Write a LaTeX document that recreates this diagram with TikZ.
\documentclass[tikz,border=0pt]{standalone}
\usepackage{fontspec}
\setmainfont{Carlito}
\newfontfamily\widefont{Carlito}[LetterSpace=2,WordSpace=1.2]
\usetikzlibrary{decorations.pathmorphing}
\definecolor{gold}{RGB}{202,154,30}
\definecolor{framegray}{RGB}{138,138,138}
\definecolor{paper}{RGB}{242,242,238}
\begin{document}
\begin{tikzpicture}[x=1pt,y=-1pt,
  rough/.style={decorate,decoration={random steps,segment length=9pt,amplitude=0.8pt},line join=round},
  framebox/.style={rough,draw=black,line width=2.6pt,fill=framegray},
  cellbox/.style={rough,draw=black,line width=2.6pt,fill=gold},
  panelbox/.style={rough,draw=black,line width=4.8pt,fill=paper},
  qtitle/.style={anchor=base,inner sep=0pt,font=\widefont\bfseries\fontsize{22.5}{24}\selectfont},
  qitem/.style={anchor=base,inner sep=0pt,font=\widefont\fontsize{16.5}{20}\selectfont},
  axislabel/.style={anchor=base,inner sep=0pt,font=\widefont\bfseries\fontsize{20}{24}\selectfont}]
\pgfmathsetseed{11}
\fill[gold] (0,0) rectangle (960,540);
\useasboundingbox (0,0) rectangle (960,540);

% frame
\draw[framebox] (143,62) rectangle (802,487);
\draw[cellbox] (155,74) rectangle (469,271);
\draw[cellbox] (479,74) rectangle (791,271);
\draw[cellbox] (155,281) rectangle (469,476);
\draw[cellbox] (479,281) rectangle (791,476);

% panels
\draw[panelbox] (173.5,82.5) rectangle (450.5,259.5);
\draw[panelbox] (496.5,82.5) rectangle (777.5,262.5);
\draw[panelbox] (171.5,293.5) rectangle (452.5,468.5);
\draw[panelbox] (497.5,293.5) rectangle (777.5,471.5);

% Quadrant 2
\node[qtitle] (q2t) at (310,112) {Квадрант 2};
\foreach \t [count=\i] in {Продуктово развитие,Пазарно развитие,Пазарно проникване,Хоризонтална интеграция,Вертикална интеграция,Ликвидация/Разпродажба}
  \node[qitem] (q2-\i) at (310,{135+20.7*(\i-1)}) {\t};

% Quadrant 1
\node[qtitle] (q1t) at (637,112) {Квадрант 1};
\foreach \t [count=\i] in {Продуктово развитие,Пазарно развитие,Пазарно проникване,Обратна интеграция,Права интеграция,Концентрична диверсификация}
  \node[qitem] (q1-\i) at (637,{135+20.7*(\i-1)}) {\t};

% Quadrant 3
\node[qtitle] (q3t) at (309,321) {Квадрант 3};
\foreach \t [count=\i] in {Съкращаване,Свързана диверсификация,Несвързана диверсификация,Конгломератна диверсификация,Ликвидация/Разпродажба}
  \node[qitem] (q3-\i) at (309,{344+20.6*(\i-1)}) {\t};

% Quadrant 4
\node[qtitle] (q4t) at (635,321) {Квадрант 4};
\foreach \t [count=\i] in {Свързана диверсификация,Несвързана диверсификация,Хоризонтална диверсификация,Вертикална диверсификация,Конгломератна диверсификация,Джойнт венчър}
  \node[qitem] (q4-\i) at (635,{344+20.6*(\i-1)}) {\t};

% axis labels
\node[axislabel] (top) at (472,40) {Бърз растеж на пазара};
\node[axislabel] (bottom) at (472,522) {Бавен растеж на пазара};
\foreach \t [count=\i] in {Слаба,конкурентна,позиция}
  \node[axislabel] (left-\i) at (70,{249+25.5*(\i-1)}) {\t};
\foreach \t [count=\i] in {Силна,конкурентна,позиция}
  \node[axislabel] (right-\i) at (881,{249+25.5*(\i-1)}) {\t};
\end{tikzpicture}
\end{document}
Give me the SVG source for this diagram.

........

Set task:
Pick out the lines containing the word "diagram" and show them.

Solution for this problem:
Write a LaTeX document that recreates this diagram with TikZ.
Give me the SVG source for this diagram.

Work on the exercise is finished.